This article is reprinted from the Memorial Day issue of Brown Dog Tales, the newsletter.
Pete called yesterday to invite me to a cookout at his house. He doesn't get involved in the big Memorial Day events. He prefers to remember privately, with family and friends.
Pete is a veteran. The traumatic brain injury - a result of wounds suffered in war six years ago - changed him. He copes with PTSD, hearing loss, impaired balance, migraines, left-side weakness, chronic fatigue syndrome and pain. He has flashbacks and nightmares and visual triggers that can bring on terrible rage.
But he's so much more than his injuries. He's a country boy who drives a pickup truck and loves to hunt and fish. He's a father, a boyfriend, a brother and a son. He's a great guy with a wicked sense of humor and dreams of what he can do with his land. Pete is a man of action.
So when his doctors and therapists recommended he get a service dog, he tried to find one. Instead he found waiting lists years long. So Pete started looking for a dog he could train himself. He found Rocky, a mixed breed about a year and a half old. He adopted Rocky and then went looking for a service dog trainer to help him get his dog trained and certified. That's when our paths crossed, thanks to the efforts of Pete's girlfriend and caregiver, Mandi and a referral from Dogs for Veterans.
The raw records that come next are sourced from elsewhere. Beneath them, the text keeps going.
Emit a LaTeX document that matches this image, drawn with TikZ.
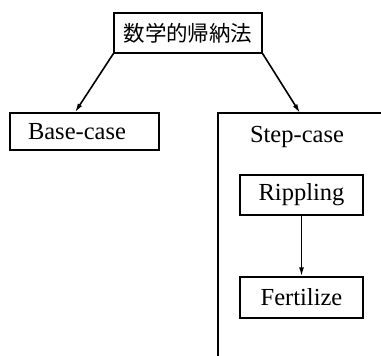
\documentclass[tikz,border=0pt]{standalone}
\usepackage{fontspec}
\setmainfont{Liberation Serif}
\newfontfamily\cjk{Noto Sans CJK JP}
\usetikzlibrary{arrows.meta}
\begin{document}
\begin{tikzpicture}[x=1pt,y=-1pt,
  box/.style={draw,line width=1.3pt,inner sep=0pt,font=\fontsize{24.5}{24.5}\selectfont},
  conn/.style={line width=1.6pt,-{Latex[length=9pt,width=5pt]}},
  frame/.style={line width=1.3pt}]
\useasboundingbox (0,0) rectangle (381,356);
\node[box,minimum width=148pt,minimum height=40pt,font=\cjk\fontsize{21.5}{21.5}\selectfont] (top) at (188,33) {数学的帰納法};
\node[box,minimum width=149pt,minimum height=37pt] (base) at (84.5,131.5) {\hspace*{-15pt}Base-case};
\coordinate (stl) at (218,113);
\coordinate (str) at (381,113);
\coordinate (stb) at (218,356);
\coordinate (stepin) at (300,113);
\draw[frame] (str) -- (stl) -- (stb);
\node[font=\fontsize{24.5}{24.5}\selectfont,inner sep=0pt] (steplabel) at (297,137) {Step-case};
\node[box,minimum width=123pt,minimum height=40pt] (rip) at (301.5,195) {Rippling};
\node[box,minimum width=123pt,minimum height=41pt] (fert) at (301.5,297.5) {Fertilize};
\draw[conn] (top.south west) -- ([xshift=-9.5pt]base.north);
\draw[conn] (top.south east) -- (stepin);
\draw[conn] (rip) -- (fert);
\end{tikzpicture}
\end{document}
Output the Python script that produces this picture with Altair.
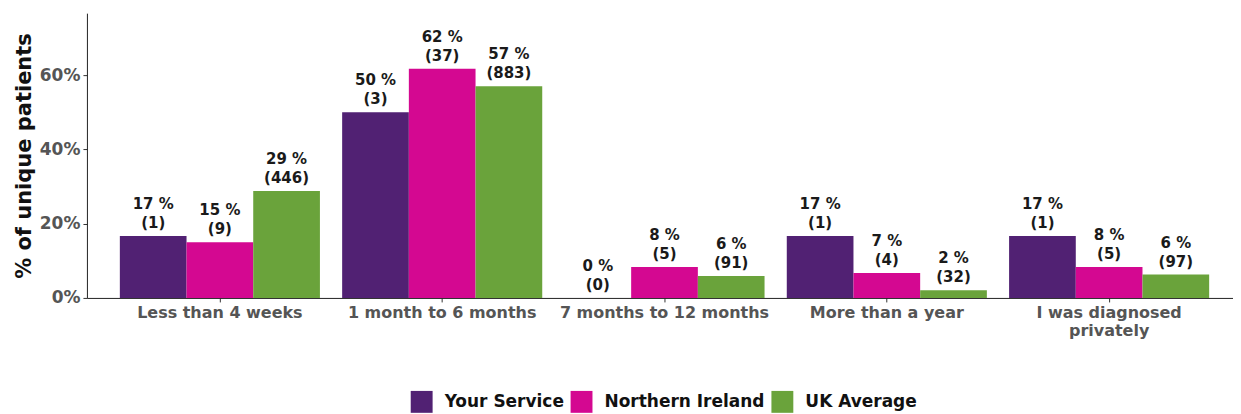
import altair as alt
import pandas as pd

categories = ["Less than 4 weeks", "1 month to 6 months", "7 months to 12 months",
              "More than a year", "I was diagnosed privately"]
series = ["Your Service", "Northern Ireland", "UK Average"]
colors = ["#512173", "#d40891", "#6aa33b"]

your_service_pct = [16.7, 50.0, 0.0, 16.7, 16.7]
your_service_n = [1, 3, 0, 1, 1]
ni_pct = [15.0, 61.7, 8.3, 6.7, 8.3]
ni_n = [9, 37, 5, 4, 5]
uk_pct = [28.8, 57.0, 5.9, 2.1, 6.3]
uk_n = [446, 883, 91, 32, 97]

rows = []
for s, pcts, ns in [(series[0], your_service_pct, your_service_n),
                    (series[1], ni_pct, ni_n),
                    (series[2], uk_pct, uk_n)]:
    for c, p, n in zip(categories, pcts, ns):
        rows.append({"category": c, "series": s, "value": p / 100.0,
                     "label": [f"{round(p)} %", f"({n})"]})
df = pd.DataFrame(rows)

FONT = "DejaVu Sans"

x = alt.X("category:N", sort=categories, title=None,
          scale=alt.Scale(paddingInner=0.1, paddingOuter=0.1276, align=0.58),
          axis=alt.Axis(labelAngle=0, labelFontSize=16, labelFontWeight="bold",
                        labelColor="#555555", labelPadding=3, tickSize=4,
                        tickColor="#333333", domainColor="#222222",
                        labelLineHeight=18, labelLimit=400,
                        labelExpr="datum.label == 'I was diagnosed privately' ? ['I was diagnosed', 'privately'] : datum.label"))
xo = alt.XOffset("series:N", sort=series, scale=alt.Scale(paddingInner=0, paddingOuter=0))

bars = alt.Chart(df).mark_bar().encode(
    x=x,
    xOffset=xo,
    y=alt.Y("value:Q", title="% of unique patients",
            scale=alt.Scale(domain=[0, 0.767], nice=False, zero=True),
            axis=alt.Axis(format=".0%", values=[0, 0.2, 0.4, 0.6], grid=False,
                          labelFontSize=17, labelFontWeight="bold", labelColor="#555555",
                          tickSize=4, tickColor="#333333", domainColor="#222222",
                          labelPadding=3, titleFontSize=21, titleFontWeight="bold",
                          titleColor="#111111", titlePadding=4,
                          minExtent=48, maxExtent=48)),
    color=alt.Color("series:N", sort=series,
                    scale=alt.Scale(domain=series, range=colors),
                    legend=alt.Legend(title=None, orient="none", direction="horizontal",
                                      legendX=324, legendY=378,
                                      symbolType="square", symbolSize=480,
                                      symbolStrokeWidth=0, symbolOpacity=1,
                                      labelFontSize=17, labelFontWeight="bold",
                                      labelColor="#111111", labelOffset=12,
                                      labelLimit=400, columnPadding=6)),
)

text = alt.Chart(df).mark_text(baseline="bottom", dy=-24, fontSize=15, fontWeight="bold",
                               color="#1a1a1a", lineHeight=19, font=FONT).encode(
    x=x,
    xOffset=xo,
    y="value:Q",
    text="label",
)

chart = (bars + text).properties(
    width=1147, height=285,
    padding={"left": 5, "top": 5, "right": 0, "bottom": 0},
).configure(font=FONT).configure_view(stroke=None)

chart.save("out.html", embed_options={"renderer": "svg", "actions": False})
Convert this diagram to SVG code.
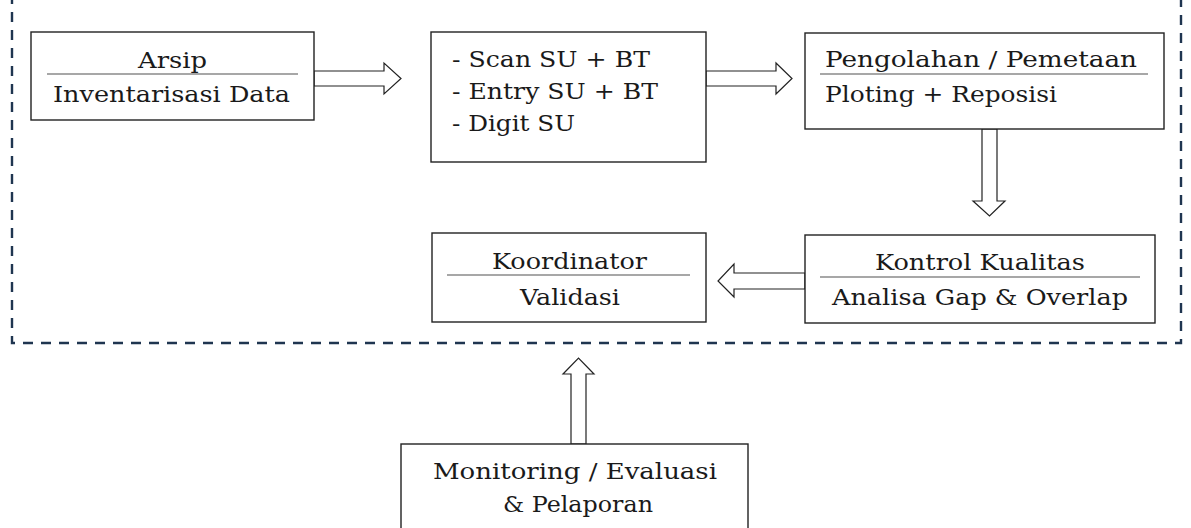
<svg xmlns="http://www.w3.org/2000/svg" width="1191" height="528" viewBox="0 0 1191 528">
  <style>
    .box { fill: #ffffff; stroke: #222222; stroke-width: 1.4; }
    .rule { stroke: #8a8a8a; stroke-width: 1.6; }
    .lbl { font-family: "DejaVu Serif", "Liberation Serif", serif; font-size: 23px; fill: #1a1a1a; }
    .mid { text-anchor: middle; }
    .arrow { fill: #ffffff; stroke: #222222; stroke-width: 1.2; stroke-linejoin: miter; }
    .frame { fill: none; stroke: #1f3550; stroke-width: 2.4; stroke-dasharray: 10 8; }
  </style>
  <rect width="1191" height="528" fill="#ffffff"/>

  <!-- dashed boundary around the processing stages -->
  <path class="frame" d="M12,-6 V343 H1181 V-6"/>

  <!-- block arrows -->
  <g id="connectors">
    <path class="arrow" d="M314,71 H384 V63 L401,78.5 L384,94 V86 H314 Z"/>
    <path class="arrow" d="M706,71 H776 V63 L792,78.5 L776,94 V86 H706 Z"/>
    <path class="arrow" d="M982,129 V201 H973 L989.5,216 L1005,201 H997 V129 Z"/>
    <path class="arrow" d="M805,273 H734 V264 L718,281 L734,297 V289 H805 Z"/>
    <path class="arrow" d="M571,444 V374 H563 L578.5,358 L594,374 H586 V444 Z"/>
  </g>

  <g id="arsip">
    <rect class="box" x="31" y="32" width="283" height="88"/>
    <line class="rule" x1="47" y1="74" x2="298" y2="74"/>
    <text class="lbl mid" x="172.5" y="68" textLength="69" lengthAdjust="spacingAndGlyphs">Arsip</text>
    <text class="lbl mid" x="171.5" y="102" textLength="237" lengthAdjust="spacingAndGlyphs">Inventarisasi Data</text>
  </g>

  <g id="scan-entry">
    <rect class="box" x="431" y="32" width="275" height="130"/>
    <text class="lbl" x="452" y="67" textLength="198" lengthAdjust="spacingAndGlyphs">- Scan SU + BT</text>
    <text class="lbl" x="452" y="99" textLength="206" lengthAdjust="spacingAndGlyphs">- Entry SU + BT</text>
    <text class="lbl" x="452" y="131" textLength="123" lengthAdjust="spacingAndGlyphs">- Digit SU</text>
  </g>

  <g id="pengolahan">
    <rect class="box" x="805" y="33" width="359" height="96"/>
    <line class="rule" x1="820" y1="74" x2="1148" y2="74"/>
    <text class="lbl" x="825" y="67" textLength="312" lengthAdjust="spacingAndGlyphs">Pengolahan / Pemetaan</text>
    <text class="lbl" x="825" y="102" textLength="232" lengthAdjust="spacingAndGlyphs">Ploting + Reposisi</text>
  </g>

  <g id="kontrol">
    <rect class="box" x="805" y="235" width="350" height="88"/>
    <line class="rule" x1="820" y1="277" x2="1140" y2="277"/>
    <text class="lbl mid" x="980" y="270" textLength="210" lengthAdjust="spacingAndGlyphs">Kontrol Kualitas</text>
    <text class="lbl mid" x="980" y="305" textLength="296" lengthAdjust="spacingAndGlyphs">Analisa Gap &amp; Overlap</text>
  </g>

  <g id="koordinator">
    <rect class="box" x="432" y="233" width="274" height="89"/>
    <line class="rule" x1="447" y1="275" x2="690" y2="275"/>
    <text class="lbl mid" x="569.5" y="269" textLength="155" lengthAdjust="spacingAndGlyphs">Koordinator</text>
    <text class="lbl mid" x="570" y="305" textLength="100" lengthAdjust="spacingAndGlyphs">Validasi</text>
  </g>

  <g id="monitoring">
    <rect class="box" x="401" y="444" width="347" height="100"/>
    <text class="lbl mid" x="575" y="479" textLength="284" lengthAdjust="spacingAndGlyphs">Monitoring / Evaluasi</text>
    <text class="lbl mid" x="578" y="512" textLength="150" lengthAdjust="spacingAndGlyphs">&amp; Pelaporan</text>
  </g>
</svg>
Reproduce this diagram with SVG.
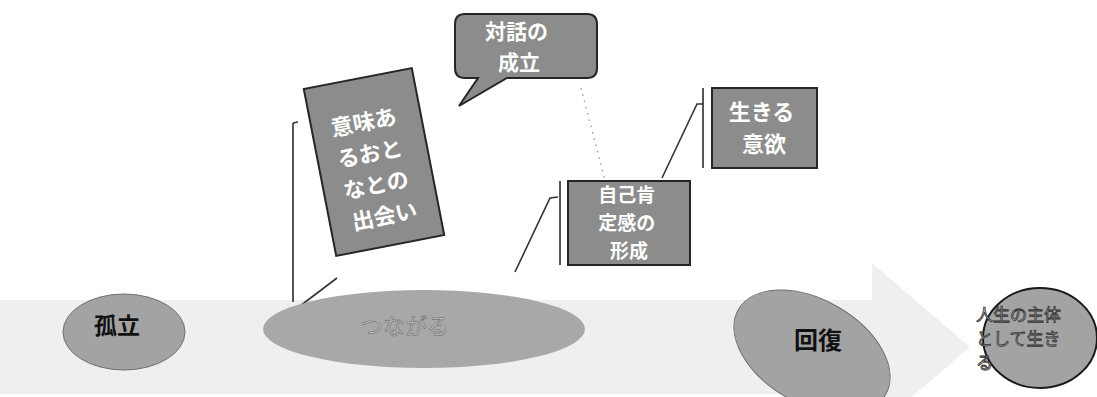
<svg xmlns="http://www.w3.org/2000/svg" width="1097" height="397" viewBox="0 0 1097 397">
<defs>
<style>
.box{fill:#8c8c8c;stroke:#262626;stroke-width:2}
.ell{fill:#a3a3a3;stroke:#6e6e6e;stroke-width:1}
.wt{fill:#ffffff;font-family:"Noto Sans CJK JP","Noto Sans CJK SC",sans-serif;font-weight:bold;text-anchor:middle}
.bt{fill:#111111;font-family:"Noto Sans CJK JP","Noto Sans CJK SC",sans-serif;font-weight:bold;text-anchor:middle}
.ln{fill:none;stroke:#333333;stroke-width:1.6}
.bar{fill:none;stroke:#555555;stroke-width:2}
</style>
</defs>
<rect x="0" y="0" width="1097" height="397" fill="#ffffff"/>
<g id="big-arrow">
<path d="M0,300 H872 V263 L970,347 L872,431 V394 H0 Z" fill="#efefef"/>
</g>
<g id="connectors">
<line class="bar" x1="293" y1="123" x2="293" y2="302"/>
<line class="ln" x1="293" y1="123" x2="298" y2="122"/>
<line class="ln" x1="337" y1="278" x2="300" y2="306"/>
<line class="bar" x1="560" y1="181" x2="560" y2="265"/>
<polyline class="ln" points="515,272 550,198 558,197"/>
<line class="bar" x1="703" y1="88" x2="703" y2="168"/>
<polyline class="ln" points="662,178 697,104 703,104"/>
<line x1="581" y1="88" x2="607" y2="188" stroke="#9a9a9a" stroke-width="1.4" stroke-dasharray="1.5 5"/>
</g>
<g id="node-koritsu">
<ellipse class="ell" cx="124" cy="332" rx="61" ry="38"/>
<text class="bt" x="117" y="334" font-size="23">孤立</text>
</g>
<g id="node-tsunagaru">
<ellipse cx="424" cy="329" rx="161" ry="39" fill="#a8a8a8"/>
<text x="405" y="334" font-size="22" fill="#c4c4c4" stroke="#777777" stroke-width="0.7" font-family="Noto Sans CJK JP,sans-serif" text-anchor="middle">つながる</text>
</g>
<g id="node-kaifuku">
<ellipse class="ell" cx="812" cy="352" rx="85" ry="52" transform="rotate(30 812 352)"/>
<text class="bt" x="818" y="349" font-size="24">回復</text>
</g>
<g id="node-jinsei">
<ellipse cx="1040" cy="338" rx="57" ry="50" fill="#a3a3a3" stroke="#1a1a1a" stroke-width="2"/>
<text font-family="Noto Sans CJK JP,sans-serif" font-size="17" fill="#b8b8b8" stroke="#333" stroke-width="0.8">
<tspan x="976" y="321">人生の主体</tspan>
<tspan x="976" y="345">として生き</tspan>
<tspan x="976" y="369">る</tspan>
</text>
</g>
<g id="node-deai" transform="translate(374 162) rotate(-11)">
<rect class="box" x="-55" y="-85" width="110" height="170"/>
<text class="wt" font-size="22">
<tspan x="0" y="-33">意味あ</tspan>
<tspan x="0" y="-1">るおと</tspan>
<tspan x="0" y="31">なとの</tspan>
<tspan x="0" y="63">出会い</tspan>
</text>
</g>
<g id="node-taiwa">
<path class="box" d="M465,14 H587 Q597,14 597,24 V68 Q597,78 587,78 H507 L459,106 L478,78 H465 Q455,78 455,68 V24 Q455,14 465,14 Z"/>
<text class="wt" font-size="21">
<tspan x="519" y="39">対話の</tspan>
<tspan x="519" y="70">成立</tspan>
</text>
</g>
<g id="node-jiko">
<rect class="box" x="568" y="181" width="122" height="84"/>
<text class="wt" font-size="19">
<tspan x="629" y="202">自己肯</tspan>
<tspan x="629" y="230">定感の</tspan>
<tspan x="629" y="258">形成</tspan>
</text>
</g>
<g id="node-ikiru">
<rect class="box" x="712" y="88" width="105" height="80"/>
<text class="wt" font-size="22">
<tspan x="764" y="120">生きる</tspan>
<tspan x="764" y="152">意欲</tspan>
</text>
</g>
</svg>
Yesterday, Memorial Day, when we finished our hot dogs and hamburgers, Pete asked everyone to gather round. His tradition is to raise a glass on this day. Remembering, he proposed a quiet toast to his friends who didn't make it home from war. And to those to who still serve.
Pete has agreed that together, we will tell his and Rocky's story. He wants to encourage other veterans who might benefit from a service dog to learn more about alternative ways to get one. So today is the introduction.
MWDs - The Dogs of War
A huge debt of gratitude to another group of war heroes: Military Working Dogs and their handlers. Here's a story about one such team.
Not just Memorial Day
Originally, rather than barbecues and parades, Memorial Day was "... one day out of the year for the nation to get together to remember, reflect and honor those who have given their all in service to their country." The debt we owe the men and women who have sacrificed their lives in war deserves at least a moment of quiet contemplation once a year, don't you think?
As an extension of Memorial Day, let's remember the debt we owe our active duty service men and women, their families and veterans all year. Make it a point to thank them - the ones you know and the ones you meet by chance.
And so, to Pete and anyone reading this who is part of the military family, thank you for your service.